Disasters in Iraq and Afghanistan, as well Libya after the ouster of Moammer Gadhafi in 2011, cut deep into Americans’ psyche because they were born from Washington’s negligence after an initial triumph. Venezuela — with its 28 million people; brutal security forces; criminal and gang culture; and fractured governance and economy — looks a prime candidate for the societal implosion that often results when tyrants are suddenly deposed.
Trump was glib on what exactly comes next, but his candor was shocking. And his true motives appear to add up to a modern form of colonialism.

“We are going to run the country until such time as we can do a safe, proper, and judicious transition,” Trump said, seemingly playing into every regime change trope. “We’re not afraid of boots on the ground if we have to have,” he said, apparently raising the possibility of sending American forces into a volatile semi-failed state where government thugs and militia run rampant.
And remember the incessant complaint of anti-Iraq war campaigners that the war there was “really about the oil”? There’s no confusion this time.
“The oil companies are going to go in. They’re going to spend money. We’re going to take back the oil that, frankly, we should have taken back a long time ago,” Trump said.
But he had no answers on how the United States would “run” Venezuela, although he suggested at one point that Secretary of State Marco Rubio, Chairman of the Joint Chiefs of Staff Dan Caine and Hegseth would be involved.
Any attempt to revive the oil industry wrecked by Maduro and his predecessor Hugo Chávez will take years and require a huge US security footprint. So this is no quick in-and-out operation by the US. Trump will own the aftermath, whether there’s peace, civil disintegration, or a new tyrant to replace Maduro.
Still, no one can comfortably predict what will happen.
The first wave of criticism of regime change Trump-style carried the whiff of critics rhetorically fighting the last war. The Iraq template may not fit Venezuela. Although the latter is often seen as a vast criminal enterprise, the country lacks the religious and tribal schisms and the belligerent neighbors such as Iran that helped push Iraq into hell in 2003. And the Trump administration has not so far dismantled the state apparatus, as Bush’s viceroys did in Baghdad to disastrous results.
Trump seemed to imply that his administration was talking to Venezuelan Vice President Delcy Rodríguez. He said she was “essentially willing to do what we think is necessary to make Venezuela great again.”
The vice president, however, seemed defiant in an address from Caracas, saying that the US was guilty of “kidnapping” Maduro and demanding his return. And while calling for a “judicious” transition, Trump didn’t commit to a return to democracy, leaving open the implication that a pliant regime in Caracas is his preference.
Democrats are irate, but Republicans fold behind Trump as usual
The president’s actions have already ignited a political firestorm at home.

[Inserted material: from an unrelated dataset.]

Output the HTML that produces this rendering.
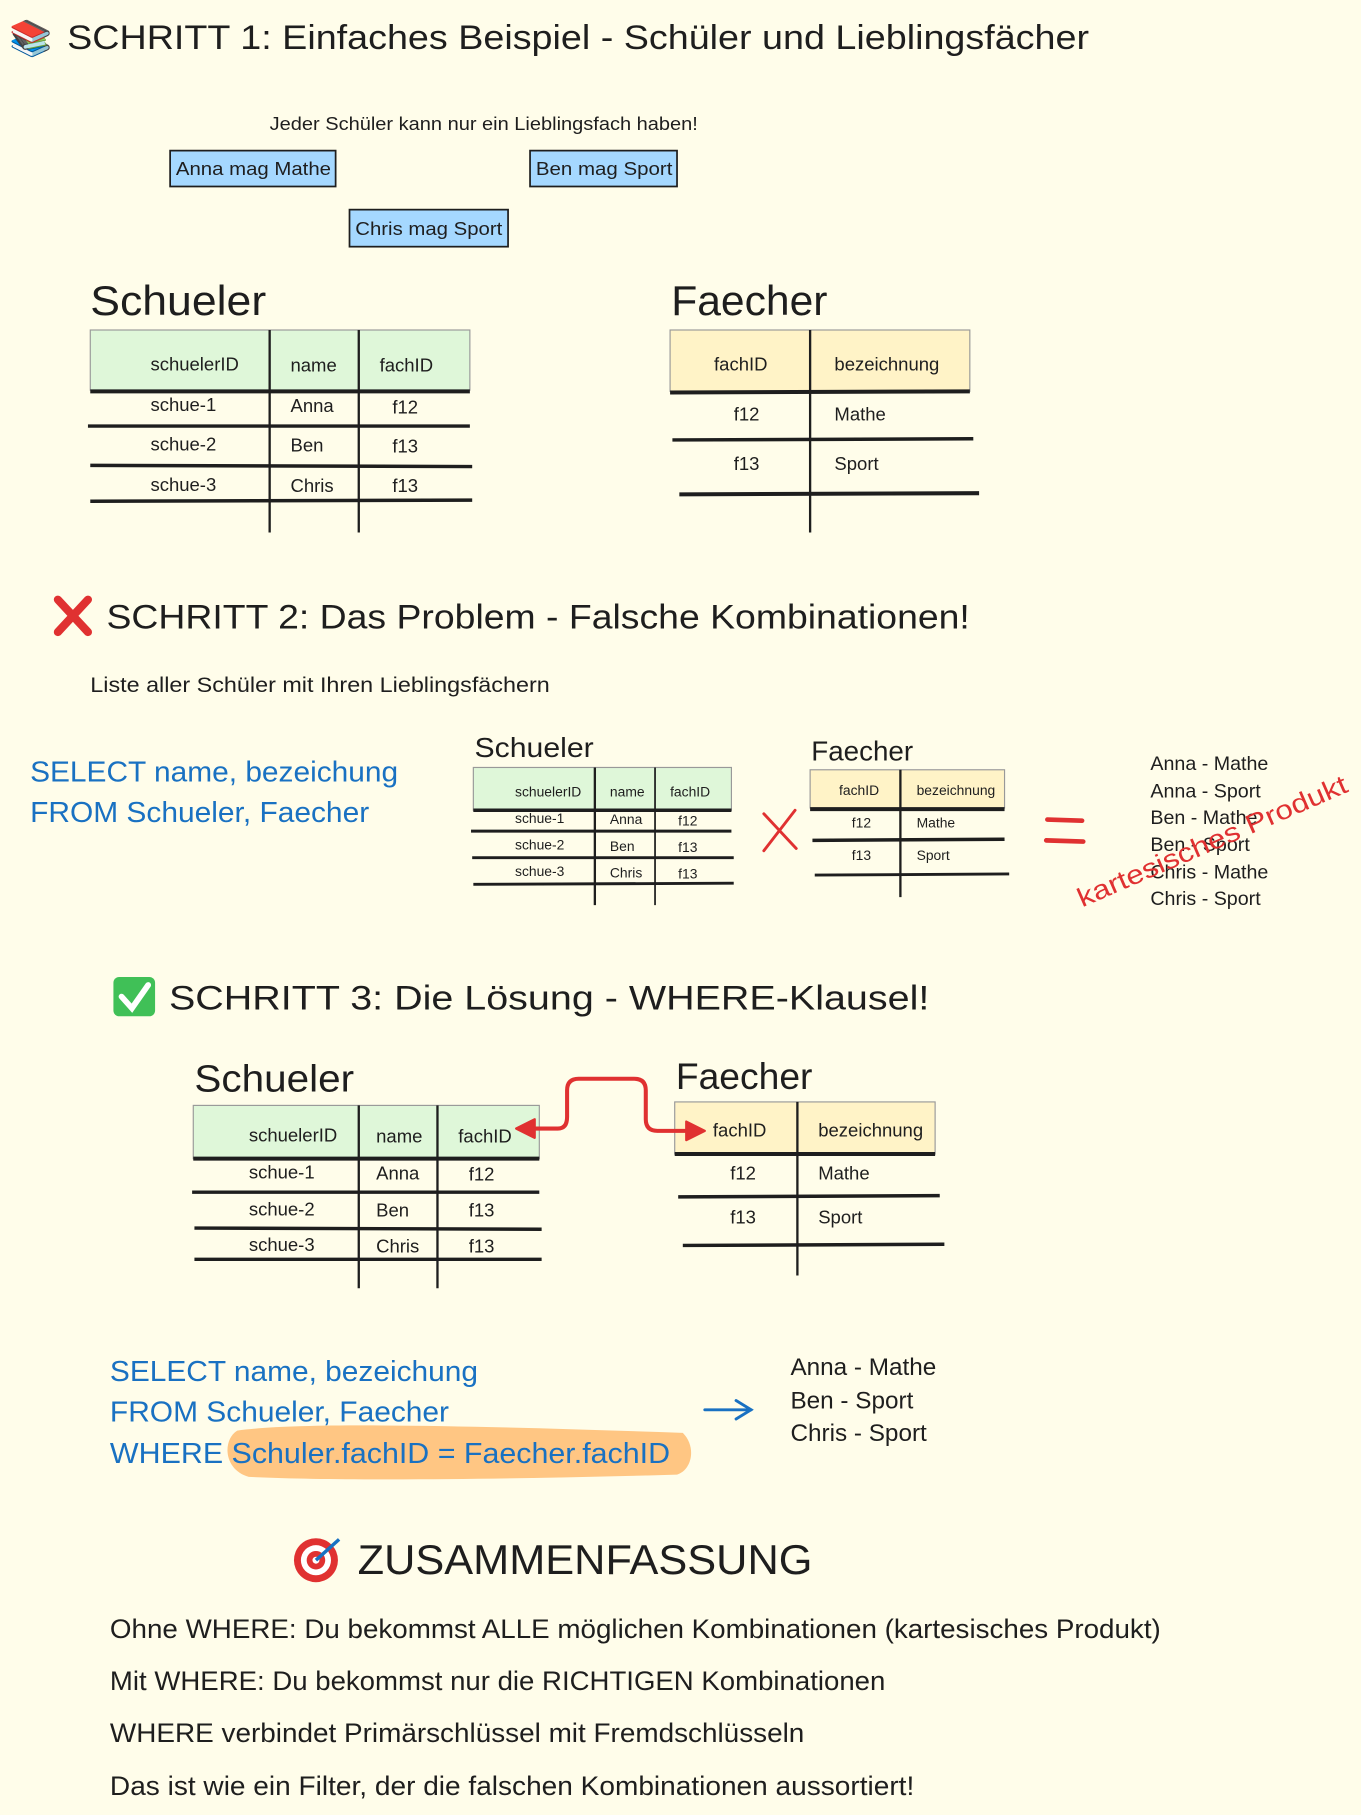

While officials initially tried to portray Maduro’s capture as a law enforcement operation to fulfill a narcotics indictment he faces, Trump’s expansive new claims about running the Western hemisphere and taking Venezuelan oil put the operation onto even shakier legal and constitutional grounds.
Attacks on air and land in Venezuela seem to clearly meet the definition of US combat action that requires the prior authorization of Congress — as was sought and received by Bush before the war on terrorism and the invasion of Iraq.
“Last night, President Trump waged war on a foreign nation without authorization, without notification, and without any explanation to the American people,” Sen. Jack Reed, the top Democrat on the Senate Armed Services Committee, said in a statement. “Whatever comes next, President Trump will own the consequences.”
Reed added: “This has been a profound constitutional failure. Congress – not the President – has the sole power to authorize war. Pursuing regime change without the consent of the American people is a reckless overreach and an abuse of power.”
Virginia Democratic Sen. Tim Kaine, who has long sought to narrow presidential discretion in taking the US to war following White House overreach in the post-9/11 years, said, “Congress must reassert our critical constitutional role in matters of war, peace, diplomacy, and trade.”
But in the short term, at least, Trump appears immune from pressure on Capitol Hill. Leaders of the GOP Senate and House majorities expressed support and said they expected briefings in the coming week. Kentucky Sen. Rand Paul, who has questioned the legality of Trump’s boat strikes against alleged drug traffickers off Venezuela, said he supported Maduro’s removal, while noting that the founders limited the president’s power to wage war.

But Trump’s political foundation is still thin. Before he acted, the prospect of US adventures in Venezuela was deeply unpopular. A CBS poll in November found 70% of Americans would oppose military action. The disaffected include members of his already-cracking MAGA coalition. Georgia Rep. Marjorie Taylor Greene wrote on X that never-ending military aggression and costly foreign wars were “what many in MAGA thought they voted to end.”
Abroad, Trump’s strike against Maduro confirmed that his contentious US national security strategy — which calls for US dominance in its own sphere of influence and a narrowed focus elsewhere — is for real. When Russia and China get over the shock of losing an ally in Maduro, they’ll work out how to use this new global organizing principle of the strong over the weak to their advantage.
“The 47th president of the United States is not a game player,” Rubio said. “When he tells you he’s going to address a problem, he means it. He actions it.”
The big question about Trump is now more acute than ever.
How far will he go? And who is going to stop him?